* What the task requires:
Look for the word "matplotlib" in the entries below, then copy every line that has it.

* Available records:
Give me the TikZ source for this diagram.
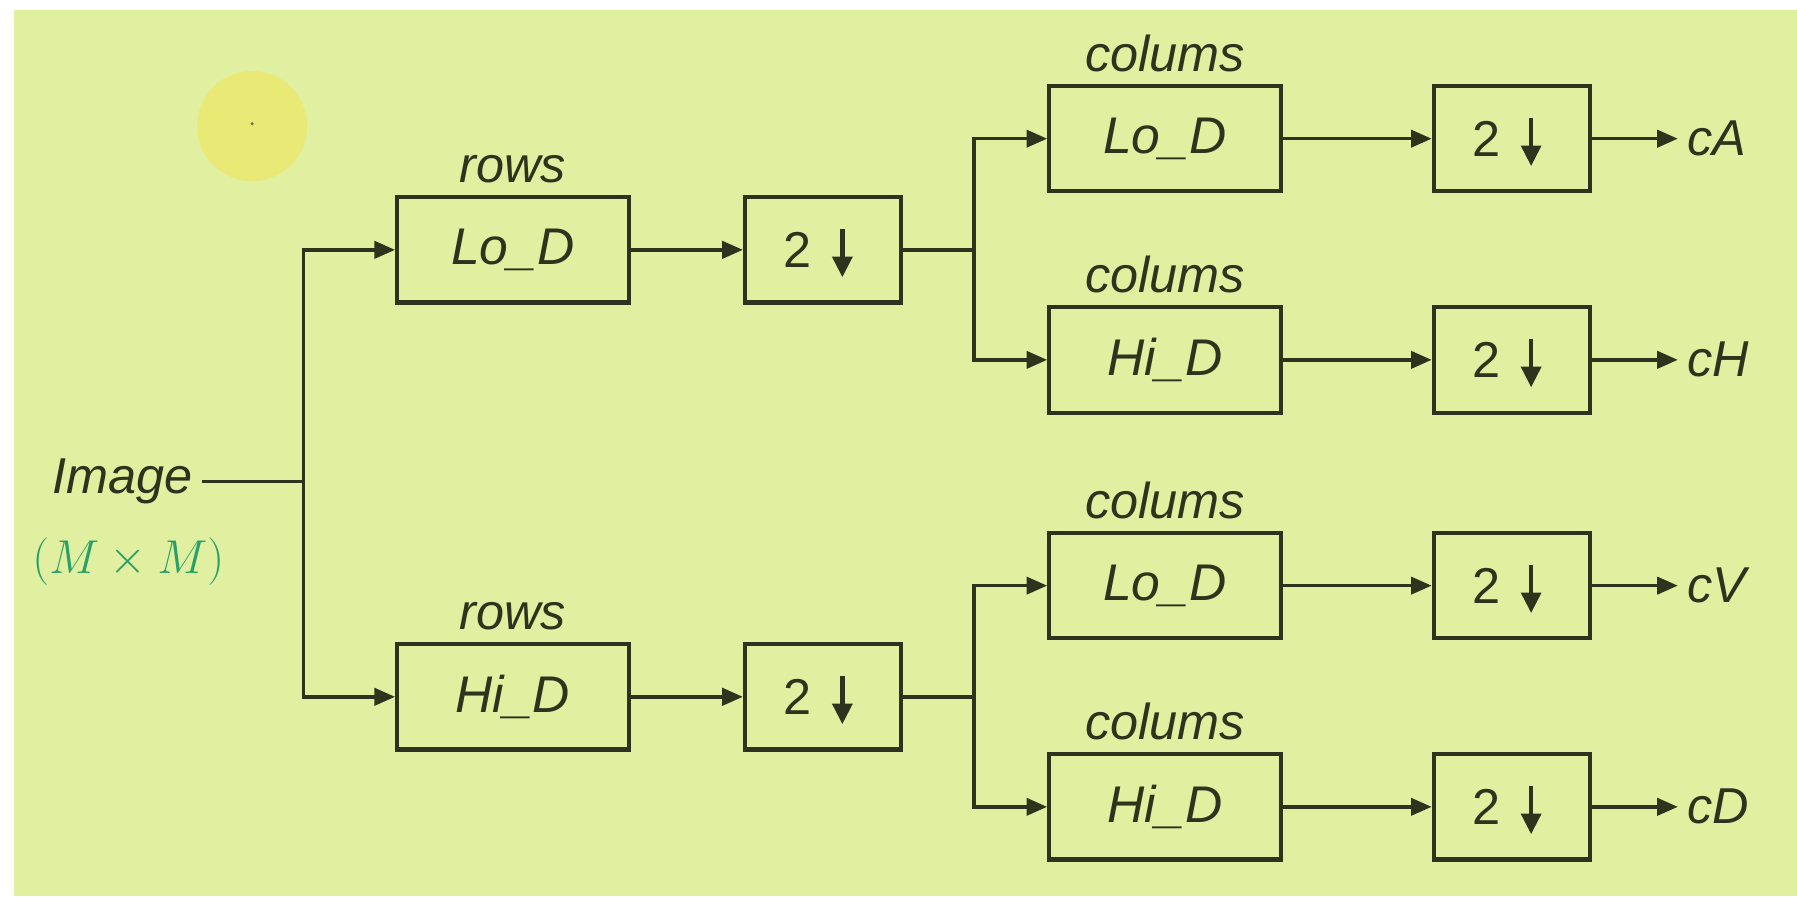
\documentclass[tikz,border=0pt]{standalone}
\usepackage{fontspec}
\setmainfont{Liberation Sans}
\usetikzlibrary{arrows.meta,positioning}
\definecolor{bg}{RGB}{224,239,160}
\definecolor{ink}{RGB}{45,52,30}
\definecolor{spot}{RGB}{233,233,118}
\definecolor{mgreen}{RGB}{40,160,105}
\begin{document}
\begin{tikzpicture}[x=0.5pt,y=-0.5pt,
  every path/.style={line width=1.5pt},
  box/.style={draw=ink, line width=1.8pt, minimum width=101pt, minimum height=46pt,
    inner sep=0pt, text=ink, font=\fontsize{22.5}{27}\selectfont\itshape},
  dbox/.style={draw=ink, line width=1.8pt, minimum width=68pt, minimum height=46pt,
    inner sep=0pt, text=ink, font=\fontsize{22}{26}\selectfont,
    path picture={\draw[ink, line width=2pt, -{Triangle[length=9pt,width=8.5pt]}]
      ([shift={(8.5pt,9pt)}]path picture bounding box.center) --
      ([shift={(8.5pt,-12pt)}]path picture bounding box.center);}},
  lbl/.style={text=ink, font=\fontsize{22}{26}\selectfont\itshape},
  arr/.style={draw=ink, -{Triangle[length=9pt,width=7.5pt]}},
  ln/.style={draw=ink}
]
\useasboundingbox (0,0) rectangle (1568,782);
\fill[white] (0,0) rectangle (1568,782);
\fill[bg] (12,9) rectangle (1568,782);
\fill[spot] (220,110) circle (48);
\fill[ink!70] (220,108) circle (1.6);

% input
\node[lbl] (img) at (107,420) {Image};
\node[text=mgreen, font=\fontsize{22}{26}\selectfont] (mm) at (112,490) {$(M\times M)$};
\coordinate (j0) at (265,420);

% rows stage
\node[box] (rl) at (447.5,218) {Lo\_D};
\node[dbox] (rld) at (718,218) {2\kern22pt};
\node[box] (rh) at (447.5,608) {Hi\_D};
\node[dbox] (rhd) at (718,608) {2\kern22pt};
\node[lbl, above=1pt of rl] (rlt) {rows};
\node[lbl, above=1pt of rh] (rht) {rows};
\coordinate (j1) at (850,218);
\coordinate (j2) at (850,608);

% columns stage
\node[box] (c1) at (1016.5,121) {Lo\_D};
\node[box] (c2) at (1016.5,314) {Hi\_D};
\node[box] (c3) at (1016.5,511) {Lo\_D};
\node[box] (c4) at (1016.5,704) {Hi\_D};
\foreach \n in {1,2,3,4} {
  \node[lbl, above=1pt of c\n] (c\n t) {colums};
}
\node[dbox] (d1) at (1319,121) {2\kern22pt};
\node[dbox] (d2) at (1319,314) {2\kern22pt};
\node[dbox] (d3) at (1319,511) {2\kern22pt};
\node[dbox] (d4) at (1319,704) {2\kern22pt};

\node[lbl, anchor=west] (oA) at (1464,121) {cA};
\node[lbl, anchor=west] (oH) at (1464,314) {cH};
\node[lbl, anchor=west] (oV) at (1464,511) {cV};
\node[lbl, anchor=west] (oD) at (1464,704) {cD};

% connectors
\draw[ln] (img.east) -- (j0);
\draw[arr] (j0) |- (rl.west);
\draw[arr] (j0) |- (rh.west);
\draw[arr] (rl.east) -- (rld.west);
\draw[arr] (rh.east) -- (rhd.west);
\draw[ln] (rld.east) -- (j1);
\draw[ln] (rhd.east) -- (j2);
\draw[arr] (j1) |- (c1.west);
\draw[arr] (j1) |- (c2.west);
\draw[arr] (j2) |- (c3.west);
\draw[arr] (j2) |- (c4.west);
\foreach \n/\o in {1/oA,2/oH,3/oV,4/oD} {
  \draw[arr] (c\n.east) -- (d\n.west);
  \draw[arr] (d\n.east) -- (\o.west);
}
\end{tikzpicture}
\end{document}
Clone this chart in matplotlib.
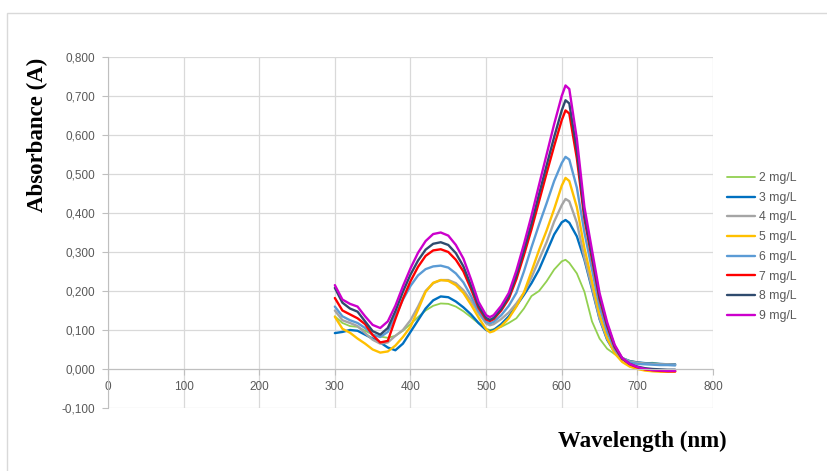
"""Absorbance spectra for 2-9 mg/L solutions, Excel-style line chart."""
import matplotlib
matplotlib.use("Agg")
import matplotlib.pyplot as plt
import matplotlib.ticker as ticker
from matplotlib.patches import Rectangle

WAVELENGTH = [300, 310, 320, 330, 340, 350, 360, 370, 380, 390, 400, 410, 420, 430, 440,
              450, 460, 470, 480, 490, 500, 505, 510, 520, 530, 540, 550, 560, 570, 580,
              590, 600, 605, 610, 620, 630, 640, 650, 660, 670, 680, 690, 700, 710, 720,
              730, 740, 750]

A_2 = [0.135, 0.118, 0.110, 0.108, 0.098, 0.088, 0.083, 0.080, 0.085, 0.098, 0.115, 0.133,
       0.150, 0.162, 0.168, 0.167, 0.160, 0.148, 0.133, 0.117, 0.103, 0.100,
       0.102, 0.108, 0.118, 0.130, 0.155, 0.187, 0.200, 0.225, 0.255, 0.276, 0.280,
       0.272, 0.245, 0.198, 0.122, 0.078, 0.052, 0.038, 0.027, 0.021, 0.017, 0.015,
       0.016, 0.013, 0.012, 0.011]
A_3 = [0.092, 0.095, 0.100, 0.098, 0.088, 0.078, 0.068, 0.055, 0.048, 0.065, 0.095, 0.125,
       0.155, 0.176, 0.186, 0.184, 0.173, 0.158, 0.140, 0.118, 0.100, 0.097,
       0.100, 0.115, 0.135, 0.162, 0.190, 0.220, 0.255, 0.300, 0.345, 0.376, 0.382,
       0.375, 0.340, 0.280, 0.205, 0.128, 0.075, 0.043, 0.028, 0.020, 0.017, 0.015,
       0.014, 0.013, 0.012, 0.012]
A_4 = [0.150, 0.125, 0.118, 0.110, 0.092, 0.075, 0.065, 0.068, 0.085, 0.100, 0.125, 0.160,
       0.200, 0.220, 0.228, 0.228, 0.220, 0.202, 0.175, 0.143, 0.117, 0.112,
       0.115, 0.128, 0.145, 0.168, 0.195, 0.235, 0.280, 0.325, 0.378, 0.420, 0.436,
       0.430, 0.375, 0.285, 0.210, 0.130, 0.078, 0.045, 0.028, 0.019, 0.016, 0.014,
       0.013, 0.012, 0.012, 0.011]
A_5 = [0.134, 0.103, 0.093, 0.078, 0.065, 0.050, 0.042, 0.045, 0.060, 0.082, 0.108, 0.152,
       0.198, 0.221, 0.228, 0.226, 0.215, 0.195, 0.165, 0.132, 0.102, 0.094,
       0.097, 0.110, 0.130, 0.160, 0.196, 0.250, 0.305, 0.355, 0.410, 0.470, 0.490,
       0.482, 0.415, 0.310, 0.225, 0.140, 0.080, 0.040, 0.018, 0.006, 0.000, -0.004,
       -0.006, -0.007, -0.007, -0.007]
A_6 = [0.160, 0.135, 0.125, 0.118, 0.105, 0.088, 0.082, 0.095, 0.135, 0.178, 0.213, 0.240,
       0.256, 0.263, 0.265, 0.260, 0.245, 0.222, 0.187, 0.148, 0.121, 0.117,
       0.121, 0.138, 0.162, 0.195, 0.250, 0.312, 0.370, 0.425, 0.482, 0.528, 0.544,
       0.537, 0.465, 0.350, 0.255, 0.160, 0.095, 0.050, 0.026, 0.017, 0.013, 0.012,
       0.011, 0.010, 0.010, 0.009]
A_7 = [0.182, 0.150, 0.140, 0.130, 0.115, 0.087, 0.068, 0.072, 0.128, 0.180, 0.225, 0.262,
       0.290, 0.304, 0.307, 0.300, 0.280, 0.250, 0.205, 0.157, 0.127, 0.123,
       0.128, 0.150, 0.180, 0.230, 0.292, 0.358, 0.430, 0.502, 0.572, 0.638, 0.663,
       0.655, 0.540, 0.385, 0.282, 0.180, 0.110, 0.056, 0.026, 0.012, 0.004, -0.001,
       -0.003, -0.005, -0.006, -0.006]
A_8 = [0.208, 0.170, 0.155, 0.147, 0.122, 0.097, 0.088, 0.105, 0.148, 0.198, 0.242, 0.278,
       0.306, 0.321, 0.325, 0.318, 0.297, 0.263, 0.214, 0.162, 0.131, 0.126,
       0.131, 0.154, 0.186, 0.240, 0.304, 0.373, 0.448, 0.522, 0.595, 0.663, 0.689,
       0.681, 0.560, 0.395, 0.290, 0.186, 0.114, 0.059, 0.027, 0.013, 0.006, 0.002,
       0.000, -0.001, -0.002, -0.002]
A_9 = [0.215, 0.178, 0.167, 0.160, 0.135, 0.113, 0.105, 0.122, 0.162, 0.212, 0.258, 0.298,
       0.328, 0.346, 0.350, 0.342, 0.318, 0.283, 0.230, 0.172, 0.138, 0.133,
       0.138, 0.162, 0.195, 0.252, 0.320, 0.393, 0.472, 0.550, 0.628, 0.700, 0.727,
       0.718, 0.590, 0.415, 0.305, 0.195, 0.120, 0.062, 0.028, 0.013, 0.005, 0.000,
       -0.003, -0.004, -0.005, -0.005]

LABELS = ["2 mg/L", "3 mg/L", "4 mg/L", "5 mg/L", "6 mg/L", "7 mg/L", "8 mg/L", "9 mg/L"]
SERIES = [A_2, A_3, A_4, A_5, A_6, A_7, A_8, A_9]
COLORS = ["#92D050", "#0070C0", "#A5A5A5", "#FFC000", "#5B9BD5", "#FF0000", "#2F4B6E", "#CC00CC"]


def main() -> None:
    fig = plt.figure(figsize=(8.28, 4.71), dpi=100)
    ax = fig.add_axes([0.1304, 0.1338, 0.7307, 0.7452])

    for ys, lab, col in zip(SERIES, LABELS, COLORS):
        lw = 1.3 if lab == "2 mg/L" else 1.7
        ax.plot(WAVELENGTH, ys, color=col, lw=lw, label=lab, solid_capstyle="round")

    ax.set_xlim(0, 800)
    ax.set_ylim(-0.1, 0.8)
    ax.set_xticks(range(0, 801, 100))
    ax.set_yticks([i / 10 for i in range(-1, 9)])
    ax.yaxis.set_major_formatter(ticker.FuncFormatter(lambda v, _: f"{v:.3f}".replace(".", ",")))
    ax.grid(color="#d9d9d9", lw=0.9)
    ax.set_axisbelow(True)

    for s in ("top", "right"):
        ax.spines[s].set_visible(False)
    ax.spines["bottom"].set_position(("data", 0))
    ax.spines["bottom"].set_color("#bfbfbf")
    ax.spines["left"].set_color("#bfbfbf")
    ax.tick_params(labelsize=8.5, labelcolor="#595959", color="#bfbfbf", length=4)
    ax.tick_params(axis="y", pad=5)
    ax.tick_params(axis="x", pad=4.5)
    for t in ax.get_xticklabels() + ax.get_yticklabels():
        t.set_family("Liberation Sans")

    leg = ax.legend(loc="upper left", bbox_to_anchor=(0.865, 0.658),
                    bbox_transform=fig.transFigure, frameon=False,
                    handlelength=2.3, handletextpad=0.3, labelspacing=0.63,
                    prop={"family": "Liberation Sans", "size": 8.8})
    for t in leg.get_texts():
        t.set_color("#595959")

    serif = dict(family="Liberation Serif", weight="bold", size=16.5)
    fig.text(37 / 828, 1 - 135 / 471, "Absorbance (A)", rotation=90,
             ha="center", va="center", **serif)
    fig.text(642 / 828, 1 - 441 / 471, "Wavelength (nm)", ha="center", va="center", **serif)

    # light chart-area border, like the Excel export
    fig.patches.append(Rectangle((7 / 828, -0.05), 1.2, 1 - 13 / 471 + 0.05,
                                 transform=fig.transFigure, fill=False,
                                 edgecolor="#d9d9d9", lw=1))

    fig.savefig("out.png", dpi=100)


if __name__ == "__main__":
    main()
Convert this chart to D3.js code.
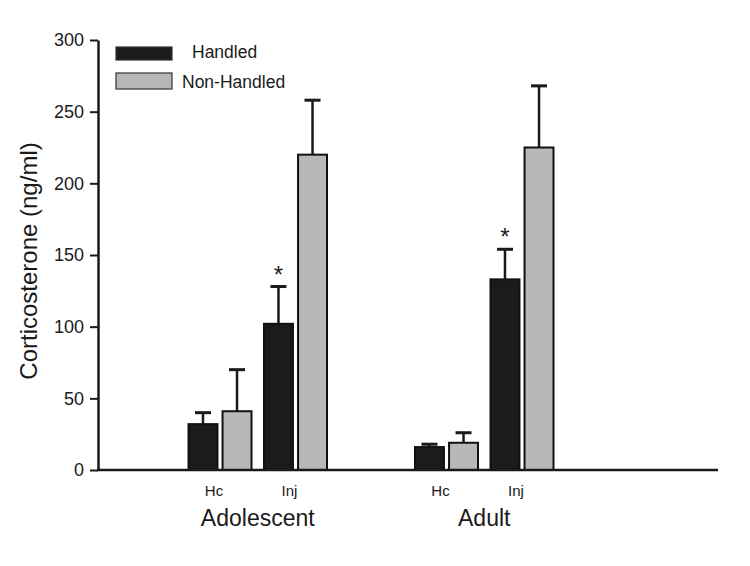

* Full response:
Clone this chart in matplotlib.
import matplotlib
matplotlib.use("Agg")
import matplotlib.pyplot as plt
import matplotlib.ticker as ticker
from matplotlib.patches import Rectangle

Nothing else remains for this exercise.